NBFIs are non-banking intermediaries that offer services like investment finance, leasing, housing finance, venture capital investment, investment advisory, asset management, modaraba and development finance.
“The presence of an ever-imposing banking sector with deep resources that offers matching products continues to challenge the existence of NBFIs,” the SBP said in its recently issued annual Financial Stability Review.
As evidence, it noted the asset base of non-bank players was 7% of the asset base of the banking sector in 2011-12, which dropped to 6% in 2014-15.
Despite a reduction in the relative size of NBFIs within the overall financial system, they have witnessed modest growth of 7% over the three-year period, the review noted. The increase is on the back of “reasonable growth” observed in all the sub-sectors of NBFIs, except investment banks.
The asset size of the NBFI industry at the end of fiscal year 2015 was Rs738 billion, up 10.1% from a year ago. But the expansion in the balance sheets of NBFIs did not translate into earnings growth.
The sector posted an after-tax profit of Rs8 billion in fiscal year 2015, down 12% from the preceding year.
“With the exception of leasing, profitability in the rest of the sub-sectors has declined where a major drop is observed under development finance institutions (DFIs) segment,” the review said.

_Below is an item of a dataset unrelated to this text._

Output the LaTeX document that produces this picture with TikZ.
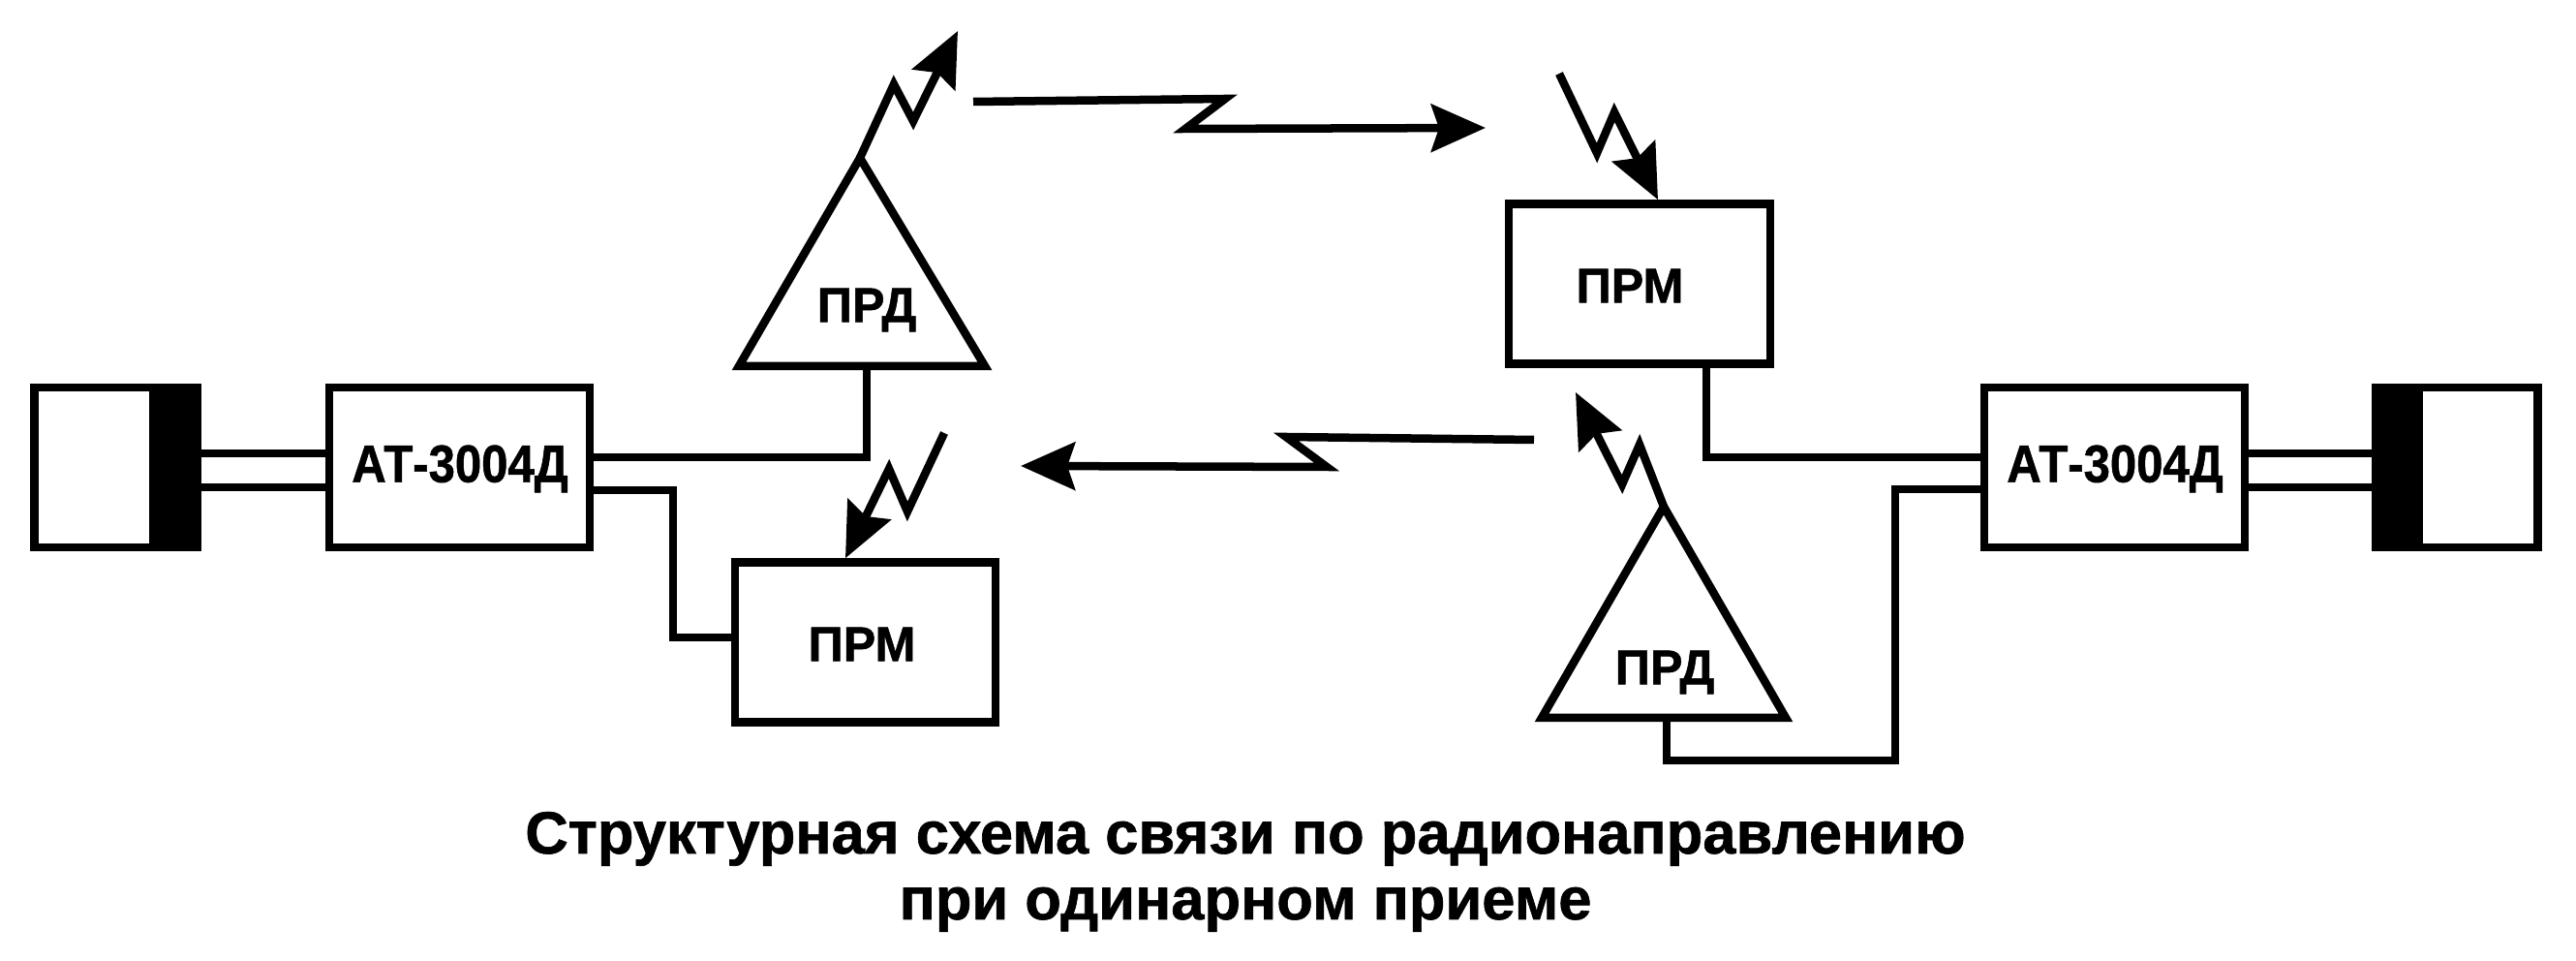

The Financial Stability Review listed funding as a prominent risk faced by the NBFI sector. “Also, the diversification of clientele suggested in the business models of NBFIs has yet to be achieved,” the SBP said, noting that the NBFIs are serving market segments that are also being served by the banks and that the NBFIs lack competitive advantage.
Mutual funds, which are run by asset management companies, led the NBFI sector with an average growth of 6% in the three fiscal years under review. Shariah-compliant funds and pension funds have gained increasing popularity as reflected by their share in the funds market: their share increased from 14% in FY12 to 29% in FY15.
“Nevertheless, lack of awareness about investment options among the general public coupled with expenses at the fund level, which places direct investments at an advantage, continue to constrain the emergence of mutual funds as a viable conduit for retail savings,” the SBP said.
As for DFIs, their asset quality remained within the satisfactory limits owing to growing advances and shrinking non-performing loans (NPLs) stock. Their funding profile remained tilted towards borrowings while growth of deposits was subdued.
Meanwhile, their profitability dwindled a bit due to abridged spreads and higher non-mark-up expenses.
Both leasing companies and modaraba firms conduct leasing business. They have exhibited mixed business results in FY15 due to their exposures to different segments of the economy.
The leasing sector, which focuses on transportation and logistical fleet, witnessed year-on-year asset growth of 10% in FY15. Profits also increased 14%, which was the maximum growth witnessed among the profit-making entities of NBFIs.
As for the modaraba sector, Ijarah exposure to plant, machinery and equipment led to a build-up of impairment losses, which dented its profitability in FY15.
The asset base of the 24-company sector, while expanding over the years at an average rate of 3%, accounts for a meagre 4% of the non-banking financial sector’s assets.
“Despite a large number of players, concentration of business is evident as seven companies represent 80% of the sector’s assets, 70% of the sector’s equity and 86% of the sector’s income,” the review noted.
The SBP said investment banks have slowly been “waning” in the absence of funding sources from commercial banks and limited equity.
“The sector is unprofitable and has been operating on the sidelines owing to its inability to compete with the investment banking wings of commercial banks,” the central bank said in the review.
Published in The Express Tribune, July 12th, 2016.